Honored Contributor
Honored ContributorSo physically you have DDR registers in the FPGA, and when in SDR mode you ignore the data on the falling edge register? Then that is fine.
There are two main things that go into the requirement, the setup relationship and the -max external delay. So when I said there were three things to do the same thing, let's look at them for SDR 200MHz. 1) I say the external virtual clock is shifted 2.5ns and the clock driving the FPGA is not shifted. The setup relationship will come from a launch at 2.5ns and latch at 5ns, so 2.5ns. If the external -max delay is 1ns, then another 1ns is chewed up. (So basically the data can't be 1.5ns longer than the clock in the FPGA). 2) Now let's say we don't phase-shift the external clock but phase-shift the clock coming into the FPGA by 2.5ns. The launch will be at 0ns, the latch at 2.5ns, and again we have a 2.5ns setup relationship. 1ns of that is used up externally, and we have the same requirement on the FPGA. 3) Now let's say we don't phase shift anything.
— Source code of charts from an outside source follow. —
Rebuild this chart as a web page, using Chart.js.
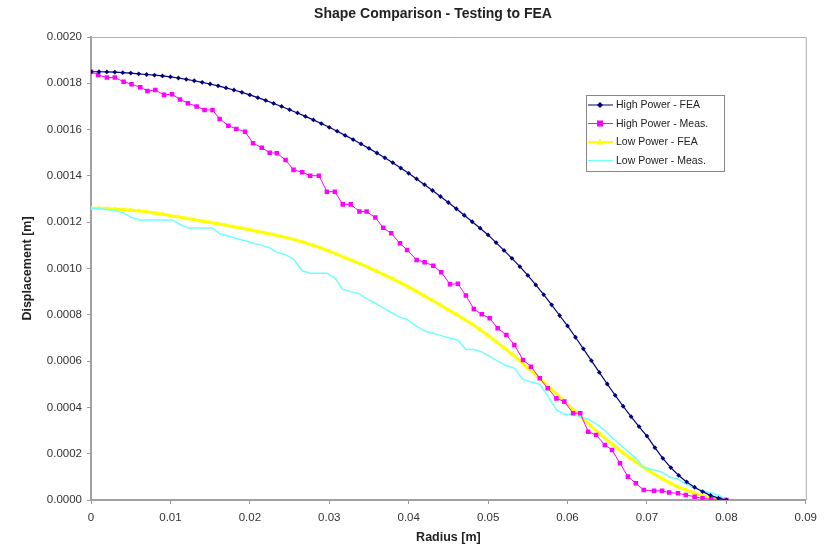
<!DOCTYPE html>
<html>
<head>
<meta charset="utf-8">
<title>Shape Comparison - Testing to FEA</title>
<script src="https://cdn.jsdelivr.net/npm/chart.js@4.4.0/dist/chart.umd.min.js"></script>
<style>
    body { margin: 0; background: #fff; }
    #chart { display: block; }
</style>
</head>
<body>
<canvas id="chart" width="824" height="548"></canvas>
<script>
// radius of the FEA nodes [m]
var feaRadius = [0, 0.001, 0.002, 0.003, 0.004, 0.005, 0.006, 0.007, 0.008, 0.009,
    0.010, 0.011, 0.012, 0.013, 0.014, 0.015, 0.016, 0.017, 0.018, 0.019,
    0.020, 0.021, 0.022, 0.023, 0.024, 0.025, 0.026, 0.027, 0.028, 0.029,
    0.030, 0.031, 0.032, 0.033, 0.034, 0.035, 0.036, 0.037, 0.038, 0.039,
    0.040, 0.041, 0.042, 0.043, 0.044, 0.045, 0.046, 0.047, 0.048, 0.049,
    0.050, 0.051, 0.052, 0.053, 0.054, 0.055, 0.056, 0.057, 0.058, 0.059,
    0.060, 0.061, 0.062, 0.063, 0.064, 0.065, 0.066, 0.067, 0.068, 0.069,
    0.070, 0.071, 0.072, 0.073, 0.074, 0.075, 0.076, 0.077, 0.078, 0.079, 0.080];

var highFea = [0.001850, 0.001850, 0.001849, 0.001848, 0.001846, 0.001844, 0.001841, 0.001838, 0.001835, 0.001832,
    0.001828, 0.001823, 0.001817, 0.001811, 0.001804, 0.001797, 0.001789, 0.001780, 0.001771, 0.001761,
    0.001750, 0.001738, 0.001726, 0.001713, 0.001700, 0.001686, 0.001672, 0.001657, 0.001642, 0.001626,
    0.001610, 0.001593, 0.001575, 0.001557, 0.001538, 0.001519, 0.001499, 0.001478, 0.001457, 0.001434,
    0.001411, 0.001387, 0.001362, 0.001337, 0.001311, 0.001285, 0.001258, 0.001230, 0.001202, 0.001174,
    0.001145, 0.001112, 0.001078, 0.001044, 0.001008, 0.000970, 0.000929, 0.000887, 0.000843, 0.000797,
    0.000752, 0.000703, 0.000653, 0.000602, 0.000551, 0.000501, 0.000452, 0.000405, 0.000360, 0.000317,
    0.000276, 0.000226, 0.000180, 0.000140, 0.000106, 0.000078, 0.000055, 0.000036, 0.000020, 0.000008, 0];

var lowFea = [0.001260, 0.001260, 0.001259, 0.001257, 0.001255, 0.001252, 0.001249, 0.001245, 0.001240, 0.001235,
    0.001228, 0.001223, 0.001217, 0.001211, 0.001205, 0.001199, 0.001193, 0.001187, 0.001180, 0.001174,
    0.001167, 0.001160, 0.001153, 0.001146, 0.001138, 0.001130, 0.001121, 0.001111, 0.001100, 0.001088,
    0.001075, 0.001061, 0.001047, 0.001033, 0.001019, 0.001004, 0.000988, 0.000972, 0.000955, 0.000938,
    0.000920, 0.000901, 0.000882, 0.000862, 0.000842, 0.000822, 0.000802, 0.000781, 0.000759, 0.000736,
    0.000711, 0.000685, 0.000658, 0.000630, 0.000601, 0.000571, 0.000540, 0.000509, 0.000477, 0.000445,
    0.000413, 0.000381, 0.000349, 0.000318, 0.000288, 0.000259, 0.000231, 0.000204, 0.000178, 0.000154,
    0.000131, 0.000110, 0.000090, 0.000072, 0.000056, 0.000042, 0.000030, 0.000019, 0.000010, 0.000004, 0];

// radius of the measurement points [m]
var measRadius = [0, 0.0009, 0.0020, 0.0030, 0.0041, 0.0051, 0.0062, 0.0071, 0.0081, 0.0092,
    0.0102, 0.0112, 0.0122, 0.0133, 0.0143, 0.0153, 0.0162, 0.0173, 0.0183, 0.0194,
    0.0204, 0.0215, 0.0225, 0.0234, 0.0245, 0.0255, 0.0266, 0.0276, 0.0287, 0.0297,
    0.0307, 0.0317, 0.0327, 0.0338, 0.0347, 0.0358, 0.0368, 0.0378, 0.0389, 0.0398,
    0.0410, 0.0420, 0.0431, 0.0441, 0.0452, 0.0462, 0.0472, 0.0482, 0.0492, 0.0502,
    0.0512, 0.0523, 0.0533, 0.0544, 0.0554, 0.0565, 0.0575, 0.0586, 0.0596, 0.0607,
    0.0616, 0.0626, 0.0636, 0.0647, 0.0656, 0.0666, 0.0676, 0.0686, 0.0696, 0.0709,
    0.0719, 0.0728, 0.0739, 0.0749, 0.0760, 0.0770, 0.0781, 0.0791, 0.0800];

var highMeas = [0.001850, 0.001836, 0.001825, 0.001825, 0.001807, 0.001796, 0.001783, 0.001767, 0.001771, 0.001750,
    0.001753, 0.001730, 0.001714, 0.001700, 0.001685, 0.001685, 0.001646, 0.001617, 0.001603, 0.001591,
    0.001541, 0.001522, 0.001500, 0.001498, 0.001469, 0.001426, 0.001416, 0.001401, 0.001401, 0.001332,
    0.001332, 0.001277, 0.001277, 0.001246, 0.001246, 0.001220, 0.001176, 0.001152, 0.001109, 0.001080,
    0.001037, 0.001027, 0.001012, 0.000984, 0.000932, 0.000934, 0.000883, 0.000825, 0.000802, 0.000785,
    0.000742, 0.000713, 0.000670, 0.000605, 0.000576, 0.000526, 0.000483, 0.000439, 0.000425, 0.000375,
    0.000375, 0.000295, 0.000281, 0.000238, 0.000216, 0.000159, 0.000101, 0.000072, 0.000043, 0.000040,
    0.000040, 0.000032, 0.000029, 0.000022, 0.000014, 0.000007, 0.000003, 0.000003, 0];

var lowMeas = [0.001260, 0.001260, 0.001255, 0.001250, 0.001240, 0.001220, 0.001210, 0.001210, 0.001210, 0.001210,
    0.001210, 0.001190, 0.001175, 0.001175, 0.001175, 0.001175, 0.001150, 0.001140, 0.001130, 0.001120,
    0.001110, 0.001100, 0.001090, 0.001070, 0.001060, 0.001040, 0.000990, 0.000980, 0.000980, 0.000980,
    0.000960, 0.000910, 0.000900, 0.000890, 0.000870, 0.000850, 0.000830, 0.000810, 0.000790, 0.000780,
    0.000750, 0.000730, 0.000720, 0.000710, 0.000700, 0.000690, 0.000650, 0.000650, 0.000640, 0.000620,
    0.000600, 0.000580, 0.000570, 0.000520, 0.000510, 0.000500, 0.000450, 0.000390, 0.000370, 0.000370,
    0.000360, 0.000350, 0.000330, 0.000300, 0.000270, 0.000240, 0.000210, 0.000180, 0.000140, 0.000130,
    0.000120, 0.000100, 0.000090, 0.000070, 0.000050, 0.000040, 0.000030, 0.000020, 0];

var seriesNames = ['High Power - FEA', 'High Power - Meas.', 'Low Power - FEA', 'Low Power - Meas.'];
var seriesColors = ['#000080', '#ff00ff', '#ffff00', '#70ffff'];

var yTicks = { min: 0, max: 0.0020, step: 0.0002 };
var xTicks = { min: 0, max: 0.09, step: 0.01 };

var fontFam = '"Liberation Sans", Arial, sans-serif';

function pairs(xs, ys)
{
    var out = [];
    for (var i = 0; i < xs.length; i++) {
        out.push({ x: xs[i], y: ys[i] });
    }
    return out;
}

// title, plot frame and the boxed legend inside the plot, Excel style
var excelBits = {
    id: 'excelBits',
    afterDraw: function(chart)
    {
        var ctx = chart.ctx;
        var a = chart.chartArea;
        ctx.save();

        ctx.strokeStyle = '#b0b0b0';
        ctx.lineWidth = 1;
        ctx.beginPath();
        ctx.moveTo(a.left, a.top + 0.5);
        ctx.lineTo(a.right + 0.5, a.top + 0.5);
        ctx.lineTo(a.right + 0.5, a.bottom);
        ctx.stroke();

        ctx.fillStyle = '#222';
        ctx.font = 'bold 14px ' + fontFam;
        ctx.textAlign = 'center';
        ctx.textBaseline = 'middle';
        ctx.fillText('Shape Comparison - Testing to FEA', 433, 14);

        // legend box
        var bx = 586, by = 95, bw = 138, bh = 76;
        ctx.fillStyle = '#fff';
        ctx.fillRect(bx, by, bw, bh);
        ctx.strokeStyle = '#888';
        ctx.strokeRect(bx + 0.5, by + 0.5, bw, bh);

        ctx.font = '10.5px ' + fontFam;
        ctx.textAlign = 'left';
        for (var i = 0; i < seriesNames.length; i++) {
            var y = by + 10 + i * 18.5;
            ctx.strokeStyle = seriesColors[i];
            ctx.lineWidth = i == 2 ? 2 : 1;
            ctx.beginPath();
            ctx.moveTo(bx + 2, y);
            ctx.lineTo(bx + 27, y);
            ctx.stroke();
            ctx.fillStyle = seriesColors[i];
            var mx = bx + 14;
            ctx.beginPath();
            if (i == 0) {
                ctx.moveTo(mx, y - 3); ctx.lineTo(mx + 3, y); ctx.lineTo(mx, y + 3); ctx.lineTo(mx - 3, y);
            } else if (i == 1) {
                ctx.rect(mx - 3, y - 3, 6, 6);
            } else if (i == 2) {
                ctx.moveTo(mx, y - 3.5); ctx.lineTo(mx + 3.5, y + 2.5); ctx.lineTo(mx - 3.5, y + 2.5);
            }
            ctx.closePath();
            ctx.fill();
            ctx.fillStyle = '#222';
            ctx.fillText(seriesNames[i], bx + 30, y + 0.5);
        }
        ctx.restore();
    }
};

var ctx = document.getElementById('chart').getContext('2d');
var chart = new Chart(ctx, {
    type: 'line',
    data: {
        datasets: [
            {
                label: seriesNames[0],
                data: pairs(feaRadius, highFea),
                borderColor: seriesColors[0],
                backgroundColor: seriesColors[0],
                borderWidth: 1.2,
                pointStyle: 'rectRot',
                pointRadius: 2.4,
                pointBorderWidth: 0,
                order: 1
            },
            {
                label: seriesNames[1],
                data: pairs(measRadius, highMeas),
                borderColor: seriesColors[1],
                backgroundColor: seriesColors[1],
                borderWidth: 1,
                pointStyle: 'rect',
                pointRadius: 3.2,
                pointBorderWidth: 0,
                order: 2
            },
            {
                label: seriesNames[2],
                data: pairs(feaRadius, lowFea),
                borderColor: seriesColors[2],
                backgroundColor: seriesColors[2],
                borderWidth: 3,
                pointStyle: 'triangle',
                pointRadius: 2.8,
                pointBorderWidth: 0,
                order: 4
            },
            {
                label: seriesNames[3],
                data: pairs(measRadius, lowMeas),
                borderColor: seriesColors[3],
                backgroundColor: seriesColors[3],
                borderWidth: 1.5,
                pointRadius: 0,
                order: 3
            }
        ]
    },
    options: {
        responsive: false,
        animation: false,
        layout: { padding: { top: 37, right: 18, left: 0, bottom: 0 } },
        plugins: {
            legend: { display: false },
            title: { display: false },
            tooltip: { enabled: false }
        },
        scales: {
            x: {
                type: 'linear',
                min: xTicks.min,
                max: xTicks.max,
                afterFit: function(scale) { scale.height = 48; },
                grid: { drawOnChartArea: false, drawTicks: true, tickLength: 4, color: '#999' },
                border: { color: '#a0a0a0', width: 2 },
                ticks: {
                    stepSize: xTicks.step,
                    padding: 7,
                    color: '#333',
                    font: { family: fontFam, size: 11.5 },
                    callback: function(v) { return v == 0 ? '0' : v.toFixed(2); }
                },
                title: {
                    display: true,
                    text: 'Radius [m]',
                    color: '#222',
                    padding: { top: 0, bottom: 3 },
                    font: { family: fontFam, size: 12.5, weight: 'bold' }
                }
            },
            y: {
                min: yTicks.min,
                max: yTicks.max,
                afterFit: function(scale) { scale.width = 91; },
                grid: { drawOnChartArea: false, drawTicks: true, tickLength: 4, color: '#999' },
                border: { color: '#a0a0a0', width: 2 },
                ticks: {
                    stepSize: yTicks.step,
                    padding: 5,
                    color: '#333',
                    font: { family: fontFam, size: 11.5 },
                    callback: function(v) { return v.toFixed(4); }
                },
                title: {
                    display: true,
                    text: 'Displacement [m]',
                    color: '#222',
                    padding: { top: 20, bottom: 0 },
                    font: { family: fontFam, size: 12.5, weight: 'bold' }
                }
            }
        }
    },
    plugins: [excelBits]
});
</script>
</body>
</html>
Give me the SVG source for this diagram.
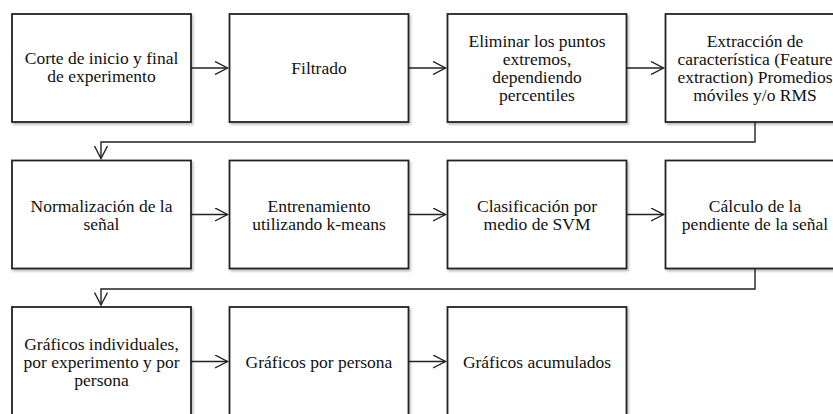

The launch is at 0ns and latch is at 5ns, for a 5ns setup relationship, but our external delay has been increased to 3.5ns, once again leaving 1.5ns for the FPGA to work with. So all three of these are the same. You mention that you're not using -waveform on the external virtual clock or the clock coming into the FPGA? If so, the setup relationship is 5ns and hold is 0ns. Let's pretend the external delays are 0ns for a moment. This is basically edge-aligned. For the FPGA to meet timing, it would need to add 2.5ns to the data path in order to get the most slack for setup and hold analysis. For example, if it added 2.5ns, it would have 2.5ns of setup slack and 2.5ns of hold slack. So this is edge-aligned. To make it say it's center-aligned, you can do one of the three things I mentioned.